Protests are planned while Abe is in Washington, fueled in part by the large Korean-American population in nearby Fairfax Country, Virginia, to urge Abe to apologize during his speech to a joint session of Congress on Wednesday.
Officials say they expect the issue to arise during bilateral talks between Obama and Abe, who are also working to finalize a major trade pact with other Asian countries. Tensions between Japan and South Korea pose a problem for the United States since the countries are its staunchest allies in Asia, and
represent the strongest counterbalance to China.
Any underlying tensions won’t be visible during Tuesday’s State Dinner, where the theme, according to White House Social Secretary Jeremy Bernard, is a “long awaited spring.”
The entry hall is lined with massive gilded urns filled with cherry blossom branches, a traditional symbol of U.S.-Japan ties since 1912, when Tokyo sent a pair of cherry trees to Washington as a gift.
A menu crafted with the help of “Iron Chef” star Masaharu Morimoto — the proprietor of an Obama-frequented restaurant in Waikiki — will be served atop newly purchased sets of formal dinnerware that feature a band of teal trim dubbed “Kailua Blue,” named after the upscale enclave in Obama’s home state of Hawaii where the first family rent a home every Christmas.
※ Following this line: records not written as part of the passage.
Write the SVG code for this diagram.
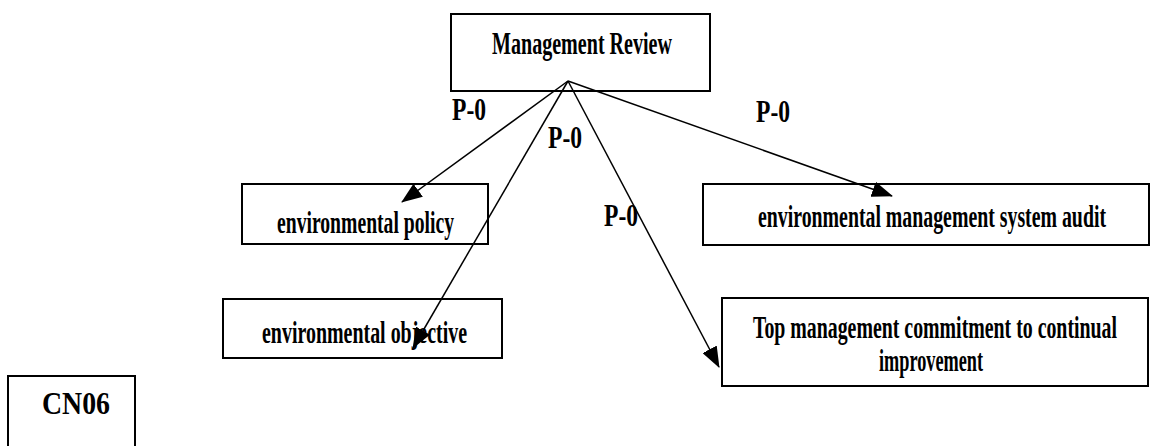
<svg xmlns="http://www.w3.org/2000/svg" width="1151" height="446" viewBox="0 0 1151 446">
  <style>
    .box { fill: #ffffff; stroke: #000000; stroke-width: 2; }
    .lbl { font-family: "Liberation Serif", "Times New Roman", serif; font-size: 32px; font-weight: bold; fill: #000000; }
    .edge { stroke: #000000; stroke-width: 1.5; fill: none; }
    .pl { font-family: "Liberation Serif", "Times New Roman", serif; font-size: 32px; font-weight: bold; fill: #000000; }
  </style>
  <defs>
    <marker id="arr" markerUnits="userSpaceOnUse" markerWidth="21" markerHeight="16" viewBox="0 0 21 16" refX="20" refY="8" orient="auto">
      <path d="M0,0 L21,8 L0,16 Z" fill="#000000"/>
    </marker>
  </defs>
  <rect width="1151" height="446" fill="#ffffff"/>

  <g id="node-management-review">
    <rect class="box" x="451" y="14" width="259" height="77"/>
    <text class="lbl" x="492" y="54" textLength="180" lengthAdjust="spacingAndGlyphs">Management Review</text>
  </g>

  <g id="node-environmental-policy">
    <rect class="box" x="242" y="184" width="246" height="60"/>
    <text class="lbl" x="277" y="233" textLength="177" lengthAdjust="spacingAndGlyphs">environmental policy</text>
  </g>

  <g id="node-ems-audit">
    <rect class="box" x="703" y="184" width="446" height="61"/>
    <text class="lbl" x="758" y="227" textLength="348" lengthAdjust="spacingAndGlyphs">environmental management system audit</text>
  </g>

  <g id="node-environmental-objective">
    <rect class="box" x="223" y="299" width="279" height="59"/>
    <text class="lbl" x="262" y="343" textLength="205" lengthAdjust="spacingAndGlyphs">environmental objective</text>
  </g>

  <g id="node-top-management">
    <rect class="box" x="722" y="298" width="426" height="88"/>
    <text class="lbl" x="753" y="338" textLength="364" lengthAdjust="spacingAndGlyphs">Top management commitment to continual</text>
    <text class="lbl" x="879" y="371" textLength="104" lengthAdjust="spacingAndGlyphs">improvement</text>
  </g>

  <g id="node-cn06">
    <rect class="box" x="8" y="376" width="127" height="80"/>
    <text class="lbl" x="42" y="414" textLength="68" lengthAdjust="spacingAndGlyphs">CN06</text>
  </g>

  <g id="connectors">
    <line class="edge" x1="568" y1="81" x2="402" y2="202" marker-end="url(#arr)"/>
    <line class="edge" x1="568" y1="81" x2="413" y2="348" marker-end="url(#arr)"/>
    <line class="edge" x1="568" y1="81" x2="892" y2="196" marker-end="url(#arr)"/>
    <line class="edge" x1="568" y1="81" x2="719" y2="367" marker-end="url(#arr)"/>
    <text class="pl" x="452" y="120" textLength="34" lengthAdjust="spacingAndGlyphs">P-0</text>
    <text class="pl" x="548" y="148" textLength="34" lengthAdjust="spacingAndGlyphs">P-0</text>
    <text class="pl" x="604" y="226" textLength="34" lengthAdjust="spacingAndGlyphs">P-0</text>
    <text class="pl" x="756" y="122" textLength="34" lengthAdjust="spacingAndGlyphs">P-0</text>
  </g>
</svg>
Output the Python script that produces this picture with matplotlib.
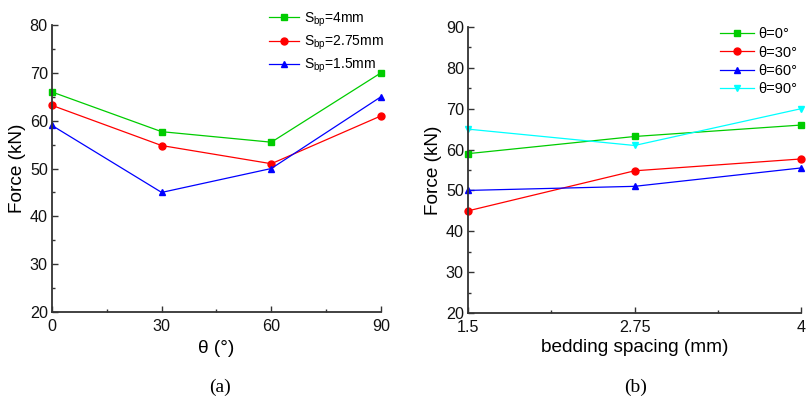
import matplotlib
matplotlib.use("Agg")
import matplotlib.pyplot as plt
from matplotlib.ticker import MultipleLocator, FixedLocator

plt.rcParams['font.family'] = ['Liberation Sans', 'DejaVu Sans']
plt.rcParams['mathtext.fontset'] = 'custom'
plt.rcParams['mathtext.rm'] = 'Liberation Sans'
plt.rcParams['mathtext.it'] = 'Liberation Sans:italic'

# Peak force (kN) vs bedding angle for each bedding spacing
theta = [0, 30, 60, 90]
force_sbp_4 = [66.0, 57.7, 55.5, 70.0]
force_sbp_275 = [63.2, 54.8, 51.0, 61.0]
force_sbp_15 = [59.0, 45.0, 50.0, 65.0]

# Peak force (kN) vs bedding spacing for each bedding angle
spacing = [1.5, 2.75, 4.0]
spacing_labels = ["1.5", "2.75", "4"]
force_theta_0 = [59.0, 63.2, 66.0]
force_theta_30 = [45.0, 54.8, 57.7]
force_theta_60 = [50.0, 51.0, 55.5]
force_theta_90 = [65.0, 61.0, 70.0]

GREEN = "#00cc00"
RED = "#ff0000"
BLUE = "#0000ff"
CYAN = "#00ffff"
SPINE = "#333333"

fig = plt.figure(figsize=(8.07, 3.97), dpi=100)
ax1 = fig.add_axes([0.0644, 0.2141, 0.4077, 0.7229])
ax2 = fig.add_axes([0.580, 0.2116, 0.4126, 0.7204])


def style(ax):
    for side in ("top", "right"):
        ax.spines[side].set_visible(False)
    for side in ("left", "bottom"):
        ax.spines[side].set_color(SPINE)
        ax.spines[side].set_linewidth(1.3)
    ax.tick_params(which="both", direction="in", colors=SPINE,
                   labelcolor="#111111", labelsize=11.6, width=1.0)
    ax.tick_params(which="major", length=4)
    ax.tick_params(which="minor", length=2.5)
    ax.tick_params(axis="x", pad=5)
    ax.tick_params(axis="y", pad=3)


mk = dict(lw=0.9, ms=5, clip_on=False)

ax1.plot(theta, force_sbp_4, color=GREEN, marker="s", label=r"S$_{\mathrm{bp}}$=4mm", **mk)
ax1.plot(theta, force_sbp_275, color=RED, marker="o", label=r"S$_{\mathrm{bp}}$=2.75mm", **mk)
ax1.plot(theta, force_sbp_15, color=BLUE, marker="^", label=r"S$_{\mathrm{bp}}$=1.5mm", **mk)
ax1.set_xlim(0, 90)
ax1.set_ylim(20, 80)
ax1.xaxis.set_major_locator(MultipleLocator(30))
ax1.xaxis.set_minor_locator(MultipleLocator(15))
ax1.yaxis.set_major_locator(MultipleLocator(10))
ax1.yaxis.set_minor_locator(MultipleLocator(5))
style(ax1)
ax1.set_xlabel("θ (°)", fontsize=13.7, labelpad=4)
ax1.set_ylabel("Force (kN)", fontsize=13.7, labelpad=3)
ax1.legend(loc="upper right", bbox_to_anchor=(1.04, 1.085), frameon=False,
           fontsize=10, handlelength=2.15, handletextpad=0.4,
           labelspacing=0.35, borderpad=0.2)

ax2.plot(spacing, force_theta_0, color=GREEN, marker="s", label="θ=0°", **mk)
ax2.plot(spacing, force_theta_30, color=RED, marker="o", label="θ=30°", **mk)
ax2.plot(spacing, force_theta_60, color=BLUE, marker="^", label="θ=60°", **mk)
ax2.plot(spacing, force_theta_90, color=CYAN, marker="v", label="θ=90°", **mk)
ax2.set_xlim(1.5, 4.0)
ax2.set_ylim(20, 90)
ax2.xaxis.set_major_locator(FixedLocator(spacing))
ax2.set_xticklabels(spacing_labels)
ax2.xaxis.set_minor_locator(FixedLocator([2.125, 3.375]))
ax2.yaxis.set_major_locator(MultipleLocator(10))
ax2.yaxis.set_minor_locator(MultipleLocator(5))
style(ax2)
ax2.set_xlabel("bedding spacing (mm)", fontsize=13.7, labelpad=3)
ax2.set_ylabel("Force (kN)", fontsize=13.7, labelpad=3)
ax2.legend(loc="upper right", bbox_to_anchor=(1.02, 1.035), frameon=False,
           fontsize=10.5, handlelength=2.35, handletextpad=0.3,
           labelspacing=0.3, borderpad=0.2)

fig.text(0.2726, 0.025, "(a)", fontsize=14, family=["Liberation Serif", "DejaVu Serif"],
         ha="center", va="center")
fig.text(0.787, 0.025, "(b)", fontsize=14, family=["Liberation Serif", "DejaVu Serif"],
         ha="center", va="center")

fig.savefig("out.png", dpi=100)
The new china was produced by Illinois-based Pickard, a nod to the first lady’s own birthplace.
Five courses of American-Japanese fusion fare will emerge from the White House kitchen on Tuesday, including a reconsidered Caesar salad prepared with tuna, wrapped in sheet of clear acetate, and tied together with a traditional Japanese gift-wrapping cord.
Red chopsticks will be waiting for diners when they take their seats, though forks and knives are also available. Guests will toast with sake made in Abe’s home prefecture, while chardonnay from a Japanese-American winemaker in Sonoma will accompany dinner.
The food itself may lean heavily on Japanese cuisine, the after-dinner entertainment is purely American: the cast of the movie “Jersey Boys,” featuring the songs of Frankie Valli and the Four Seasons.